Task to complete. Write the lines out again, from the top of the material to the line containing "-0.335<br>p = 0.046</div>", pictures excluded.

┄┄┄┄┄┄┄┄┄┄

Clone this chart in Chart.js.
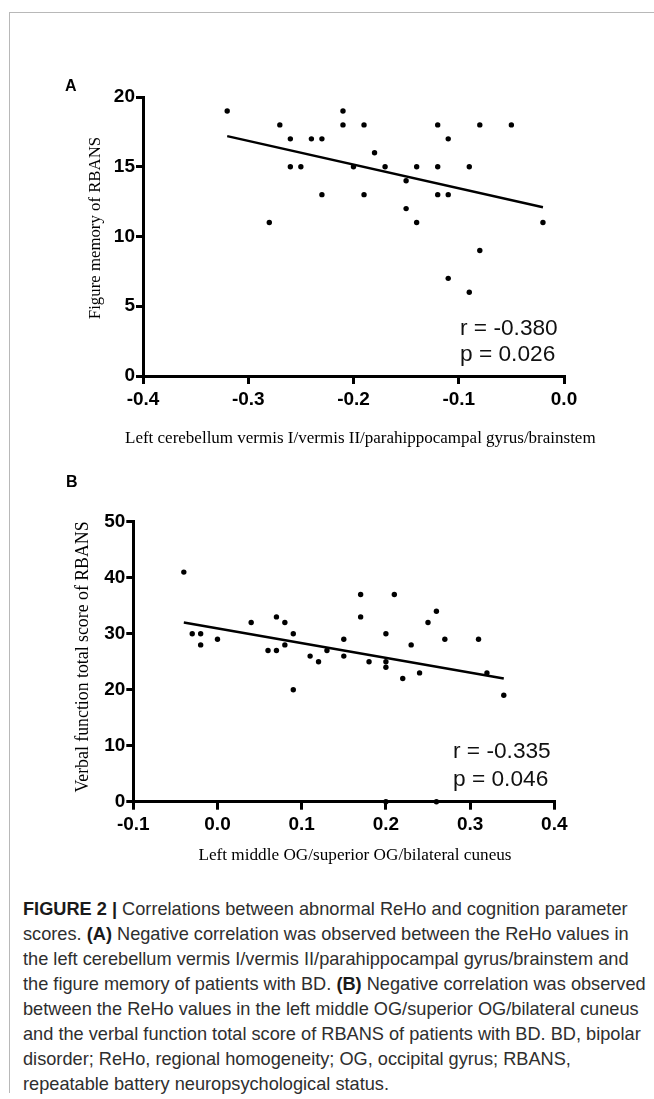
<!DOCTYPE html>
<html>
<head>
<meta charset="utf-8">
<script src="https://cdn.jsdelivr.net/npm/chart.js@4.4.1/dist/chart.umd.min.js"></script>
<style>
  html, body { margin: 0; padding: 0; background: #fff; }
  #page { position: relative; width: 654px; height: 1099px; overflow: hidden; background: #fff; }
  canvas { position: absolute; left: 0; }
  .t { position: absolute; white-space: nowrap; line-height: 1; color: #000; }
  .sans { font-family: "Liberation Sans", Arial, sans-serif; }
  .serif { font-family: "Liberation Serif", "Times New Roman", serif; }
  .rot { transform: translate(-50%, -50%) rotate(-90deg); }
  .lbl { font-weight: bold; font-size: 16px; }
  .stat { font-size: 22.7px; color: #111; }
  #caption { position: absolute; left: 23px; font-family: "Liberation Sans", Arial, sans-serif; font-size: 18.2px; line-height: 25px; color: #2e2e2e; white-space: nowrap; }
  #caption b { color: #1a1a1a; }
</style>
</head>
<body>
<div id="page">
  <div style="position:absolute;left:9px;top:12px;width:645px;height:0;border-top:1px solid #b8b8b8"></div>
  <div style="position:absolute;left:9px;top:12px;width:0;height:1081px;border-left:1px solid #b8b8b8"></div>

  <canvas id="chartA" width="654" height="460" style="top:0"></canvas>
  <canvas id="chartB" width="654" height="420" style="top:460px"></canvas>

  <div class="t sans lbl" style="left:65px;top:78.4px">A</div>
  <div class="t sans lbl" style="left:66px;top:474.4px">B</div>

  <div class="t serif rot" style="left:95px;top:228px;font-size:16.8px">Figure memory of RBANS</div>
  <div class="t serif" style="left:125px;top:428.8px;font-size:17px">Left cerebellum vermis I/vermis II/parahippocampal gyrus/brainstem</div>
  <div class="t sans stat" style="left:460px;top:314.2px;line-height:26px">r = -0.380<br>p = 0.026</div>

  <div class="t serif rot" style="left:83px;top:657px;font-size:17.8px">Verbal function total score of RBANS</div>
  <div class="t serif" style="left:355px;top:845.6px;font-size:17.2px;transform:translateX(-50%)">Left middle OG/superior OG/bilateral cuneus</div>
  <div class="t sans stat" style="left:453px;top:736.1px;line-height:28px">r = -0.335<br>p = 0.046</div>

  <div id="caption" style="top:897.2px"><b>FIGURE 2 |</b> Correlations between abnormal ReHo and cognition parameter<br>scores. <b>(A)</b> Negative correlation was observed between the ReHo values in<br>the left cerebellum vermis I/vermis II/parahippocampal gyrus/brainstem and<br>the figure memory of patients with BD. <b>(B)</b> Negative correlation was observed<br>between the ReHo values in the left middle OG/superior OG/bilateral cuneus<br>and the verbal function total score of RBANS of patients with BD. BD, bipolar<br>disorder; ReHo, regional homogeneity; OG, occipital gyrus; RBANS,<br>repeatable battery neuropsychological status.</div>
</div>

<script>
// ---------- Panel A data ----------
const xA = [-0.32,-0.28,-0.27,-0.26,-0.26,-0.25,-0.24,-0.23,-0.23,-0.21,-0.21,-0.20,-0.19,-0.19,-0.18,-0.17,-0.15,-0.15,-0.14,-0.14,-0.12,-0.12,-0.12,-0.11,-0.11,-0.11,-0.09,-0.09,-0.08,-0.08,-0.05,-0.02];
const yA = [19,11,18,17,15,15,17,17,13,19,18,15,18,13,16,15,14,12,15,11,18,15,13,17,13,7,15,6,18,9,18,11];
const fitAX = [-0.32, -0.02];
const fitAY = [17.2, 12.1];
const xTicksA = [-0.4, -0.3, -0.2, -0.1, 0.0];
const yTicksA = [0, 5, 10, 15, 20];

// ---------- Panel B data ----------
const xB = [-0.04,-0.03,-0.02,-0.02,0.00,0.04,0.06,0.07,0.07,0.08,0.08,0.09,0.09,0.11,0.12,0.13,0.15,0.15,0.17,0.17,0.18,0.20,0.20,0.20,0.21,0.22,0.23,0.24,0.25,0.26,0.27,0.31,0.32,0.34,0.20,0.26];
const yB = [41,30,30,28,29,32,27,33,27,32,28,30,20,26,25,27,29,26,37,33,25,30,25,24,37,22,28,23,32,34,29,29,23,19,0,0];
const fitBX = [-0.04, 0.34];
const fitBY = [32.0, 22.0];
const xTicksB = [-0.1, 0.0, 0.1, 0.2, 0.3, 0.4];
const yTicksB = [0, 10, 20, 30, 40, 50];

const tickFont = { family: '"Liberation Sans", Arial, sans-serif', size: 19, weight: 'bold' };

function pts(xs, ys) { return xs.map((x, i) => ({ x: x, y: ys[i] })); }

function makeChart(id, xs, ys, fx, fy, xt, yt, geom) {
  const ctx = document.getElementById(id).getContext('2d');
  return new Chart(ctx, {
    type: 'scatter',
    data: {
      datasets: [
        { data: pts(xs, ys), pointRadius: 2.7, pointBackgroundColor: '#000', pointBorderWidth: 0, showLine: false, clip: false },
        { type: 'line', data: pts(fx, fy), borderColor: '#000', borderWidth: 2.4, pointRadius: 0, fill: false, clip: false }
      ]
    },
    options: {
      responsive: false,
      animation: false,
      devicePixelRatio: 1,
      events: [],
      layout: { padding: { top: geom.top, right: geom.right, bottom: 0, left: 0 } },
      plugins: { legend: { display: false }, tooltip: { enabled: false } },
      scales: {
        x: {
          type: 'linear',
          min: xt[0], max: xt[xt.length - 1],
          afterBuildTicks: s => { s.ticks = xt.map(v => ({ value: v })); },
          afterFit: s => { s.height = geom.xh; },
          ticks: { font: tickFont, color: '#000', padding: 4, maxRotation: 0, autoSkip: false,
                   callback: v => Number(v).toFixed(1) },
          grid: { display: true, drawOnChartArea: false, drawTicks: true, tickLength: 8, tickWidth: 3, tickColor: '#000', color: '#000', lineWidth: 3 },
          border: { display: true, color: '#000', width: 3 }
        },
        y: {
          type: 'linear',
          min: yt[0], max: yt[yt.length - 1],
          afterBuildTicks: s => { s.ticks = yt.map(v => ({ value: v })); },
          afterFit: s => { s.width = geom.yw; },
          ticks: { font: tickFont, color: '#000', padding: 1, autoSkip: false, callback: v => String(v) },
          grid: { display: true, drawOnChartArea: false, drawTicks: true, tickLength: 7, tickWidth: 3, tickColor: '#000', color: '#000', lineWidth: 3 },
          border: { display: true, color: '#000', width: 3 }
        }
      }
    }
  });
}

// Panel A plot area: x 143..564, y 97..376 (canvas height 460)
makeChart('chartA', xA, yA, fitAX, fitAY, xTicksA, yTicksA, { top: 97, right: 90, xh: 84, yw: 143 });
// Panel B plot area: x 133.3..554.3, y 521.7..801.7 (canvas top 460, height 420)
makeChart('chartB', xB, yB, fitBX, fitBY, xTicksB, yTicksB, { top: 61.7, right: 99.7, xh: 78.3, yw: 133.3 });
</script>
</body>
</html>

┄┄┄┄┄┄┄┄┄┄

Written reply.
Clone this chart in Chart.js.
<!DOCTYPE html>
<html>
<head>
<meta charset="utf-8">
<script src="https://cdn.jsdelivr.net/npm/chart.js@4.4.1/dist/chart.umd.min.js"></script>
<style>
  html, body { margin: 0; padding: 0; background: #fff; }
  #page { position: relative; width: 654px; height: 1099px; overflow: hidden; background: #fff; }
  canvas { position: absolute; left: 0; }
  .t { position: absolute; white-space: nowrap; line-height: 1; color: #000; }
  .sans { font-family: "Liberation Sans", Arial, sans-serif; }
  .serif { font-family: "Liberation Serif", "Times New Roman", serif; }
  .rot { transform: translate(-50%, -50%) rotate(-90deg); }
  .lbl { font-weight: bold; font-size: 16px; }
  .stat { font-size: 22.7px; color: #111; }
  #caption { position: absolute; left: 23px; font-family: "Liberation Sans", Arial, sans-serif; font-size: 18.2px; line-height: 25px; color: #2e2e2e; white-space: nowrap; }
  #caption b { color: #1a1a1a; }
</style>
</head>
<body>
<div id="page">
  <div style="position:absolute;left:9px;top:12px;width:645px;height:0;border-top:1px solid #b8b8b8"></div>
  <div style="position:absolute;left:9px;top:12px;width:0;height:1081px;border-left:1px solid #b8b8b8"></div>

  <canvas id="chartA" width="654" height="460" style="top:0"></canvas>
  <canvas id="chartB" width="654" height="420" style="top:460px"></canvas>

  <div class="t sans lbl" style="left:65px;top:78.4px">A</div>
  <div class="t sans lbl" style="left:66px;top:474.4px">B</div>

  <div class="t serif rot" style="left:95px;top:228px;font-size:16.8px">Figure memory of RBANS</div>
  <div class="t serif" style="left:125px;top:428.8px;font-size:17px">Left cerebellum vermis I/vermis II/parahippocampal gyrus/brainstem</div>
  <div class="t sans stat" style="left:460px;top:314.2px;line-height:26px">r = -0.380<br>p = 0.026</div>

  <div class="t serif rot" style="left:83px;top:657px;font-size:17.8px">Verbal function total score of RBANS</div>
  <div class="t serif" style="left:355px;top:845.6px;font-size:17.2px;transform:translateX(-50%)">Left middle OG/superior OG/bilateral cuneus</div>
  <div class="t sans stat" style="left:453px;top:736.1px;line-height:28px">r = -0.335<br>p = 0.046</div>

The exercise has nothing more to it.